In [None]:
%load_ext autoreload
%autoreload 2

import pandas as pd
import numpy as np
import librosa
import matplotlib.pyplot as plt
import os
from tqdm import tqdm
from sklearn.pipeline import make_pipeline
from sklearn.pipeline import FeatureUnion
from sklearn.model_selection import train_test_split
from sklearn.metrics import accuracy_score, classification_report, confusion_matrix
from preprocessing.noise_reduction import NoiseReducer
from preprocessing.silence_removal import SilenceRemover
from feature_extraction.mfcc import MFCC
from feature_extraction.fundamental_frequency import FundamentalFrequency
from feature_extraction.jitter import Jitter
from feature_extraction.hfcc import HFCC
from models.svm import SVM
from audio import Audio

original_metadata_path = os.path.join(".", "data", "original_data_labeled.tsv")
filtered_metadata_path = os.path.join(".", "data", "filtered_data_labeled.tsv")
audio_dir = os.path.join(".", "data", "filtered_clips")

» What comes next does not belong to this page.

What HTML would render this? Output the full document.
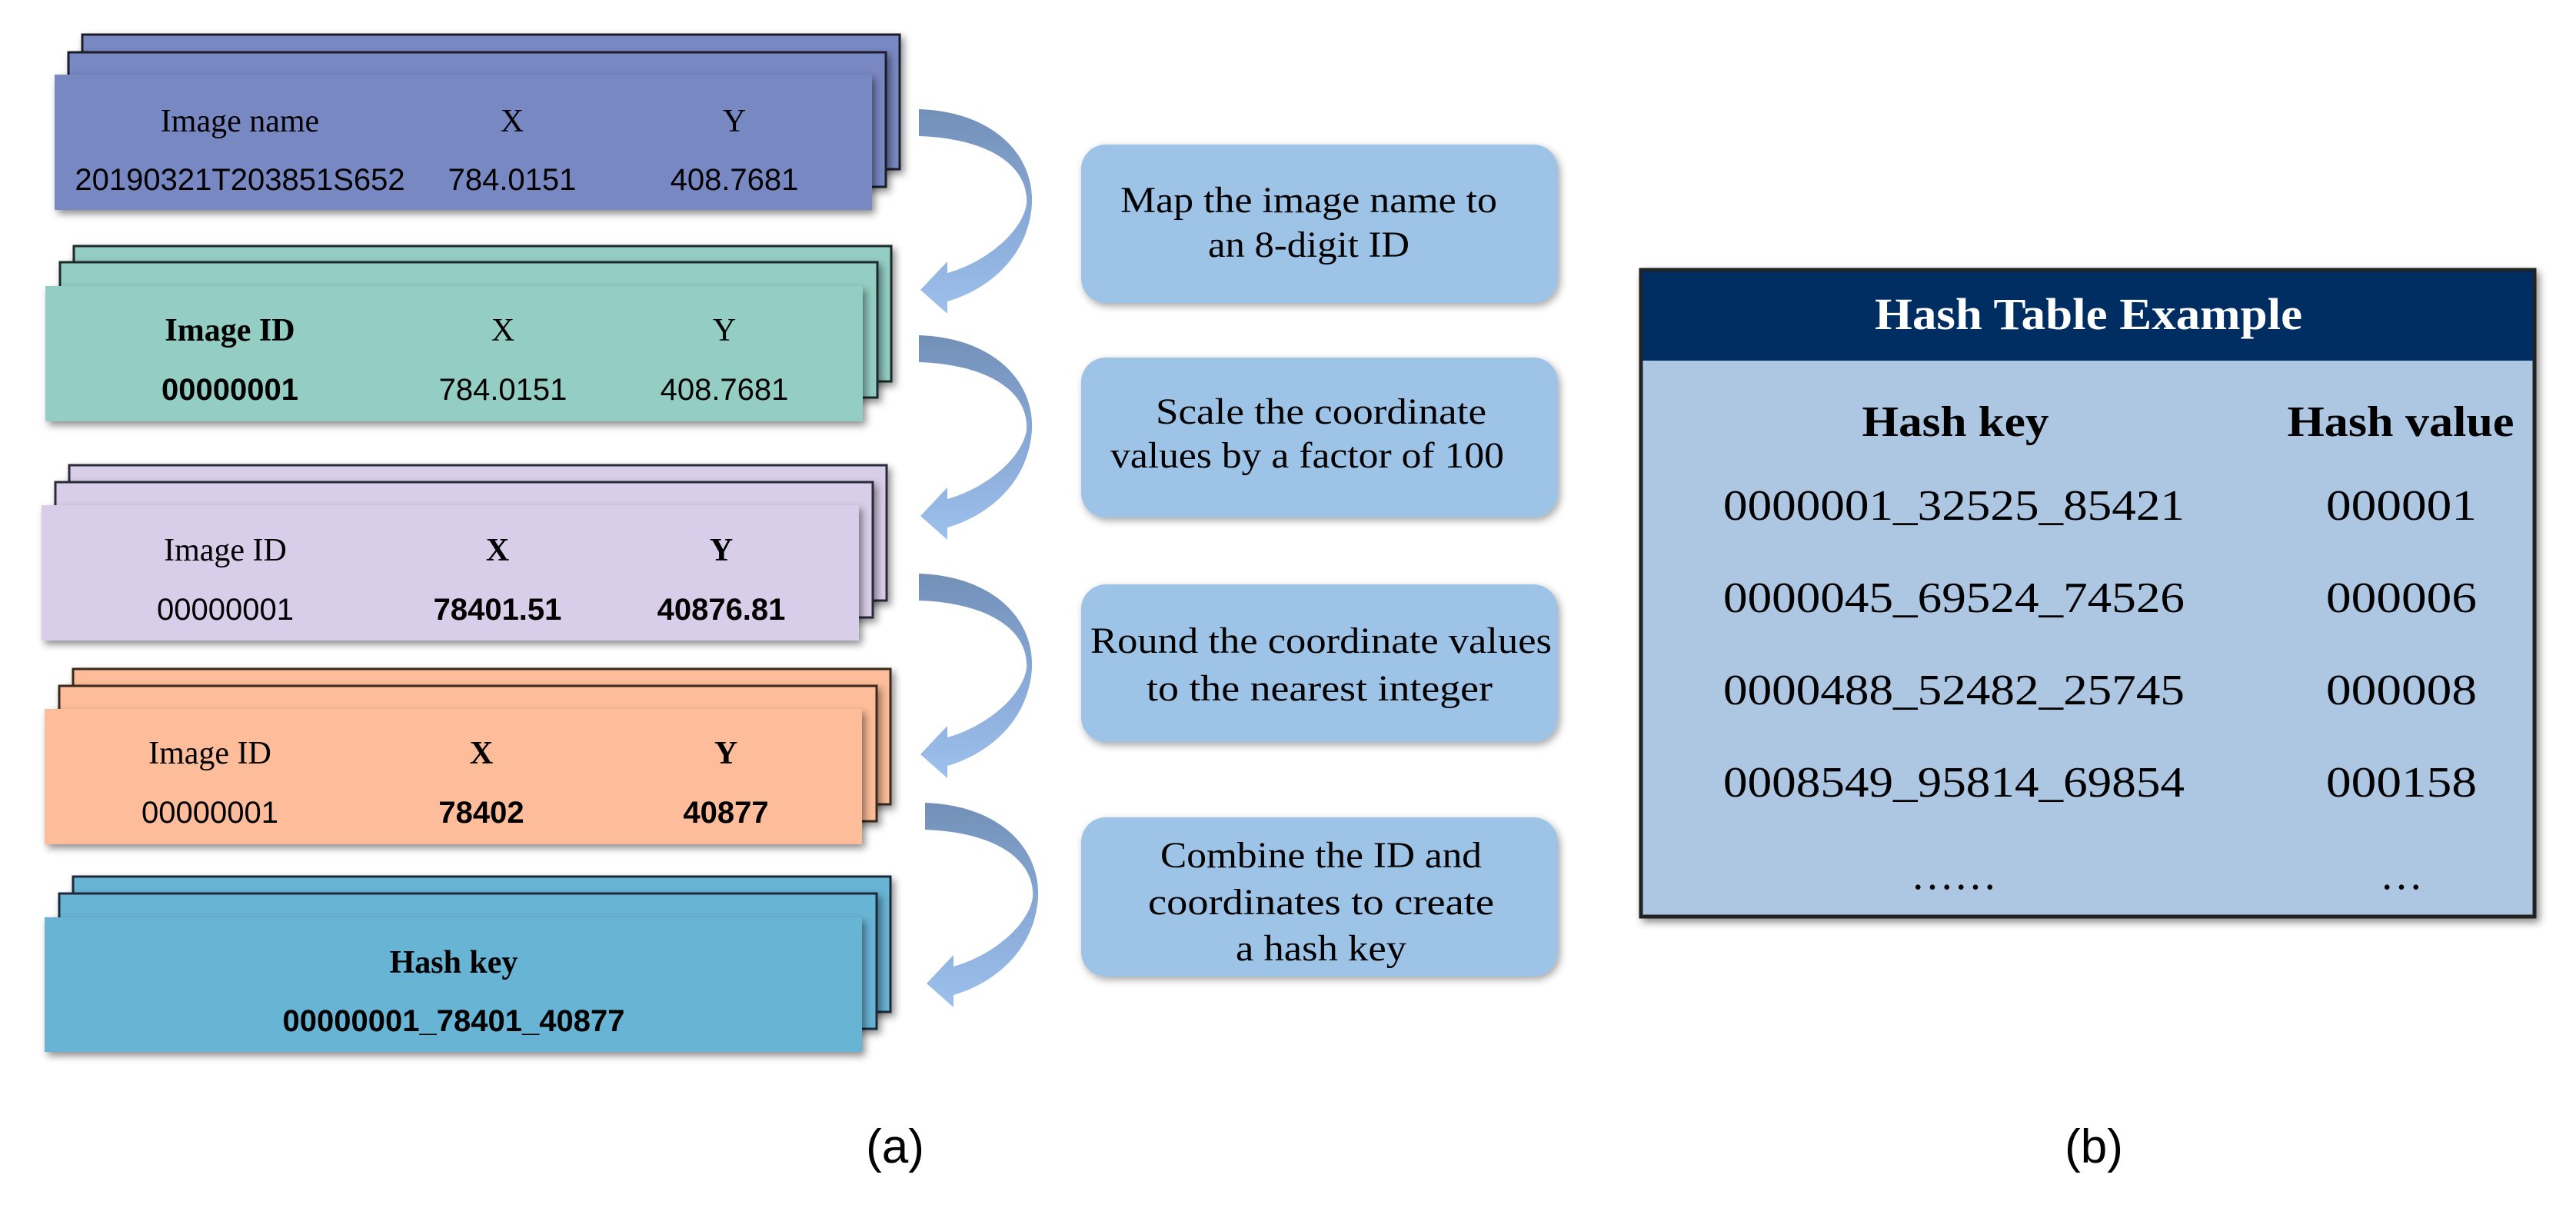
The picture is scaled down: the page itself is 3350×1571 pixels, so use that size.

### Clean and Load Dataset

Remove records of erroneous data (e.g. missing or corrupted audio files) from the dataset.

In [None]:
if not os.path.exists(filtered_metadata_path):
  df = pd.read_csv(original_metadata_path, sep='\t')

  # Remove unnecessary columns
  df.drop(columns=['client_id', 'sentence', 'age', 'gender', 'accent'], inplace=True, errors='ignore')

  # Filter out rows with missing labels
  df = df[df['label'].notna()]

  with open('error_file_paths.txt', 'r') as f:
      error_file_paths = f.read().splitlines()

  # Convert file paths to just the filename portion
  error_file_paths = [os.path.basename(path) for path in error_file_paths]

  # Remove rows with file paths in the error_file_paths list
  df.drop(df[df['path'].isin(error_file_paths)].index, inplace=True)

  valid_indices = []
  for idx, row in tqdm(df.iterrows(), total=len(df), desc="Checking files"):
    file_path = os.path.join(audio_dir, row['path'])
    if os.path.exists(file_path):
      valid_indices.append(idx)

  # Use only records with existing files
  df = df.loc[valid_indices]

  # Save the filtered DataFrame to a new TSV file
  df.to_csv(filtered_metadata_path, sep='\t', index=False)
else:
  df = pd.read_csv(filtered_metadata_path, sep='\t')

### Visualizations

In [None]:
# Get sorted unique labels
labels = sorted(df['label'].unique())

# Define bin edges so bars are centered on labels
bin_edges = np.arange(min(labels) - 0.5, max(labels) + 1.5, 1)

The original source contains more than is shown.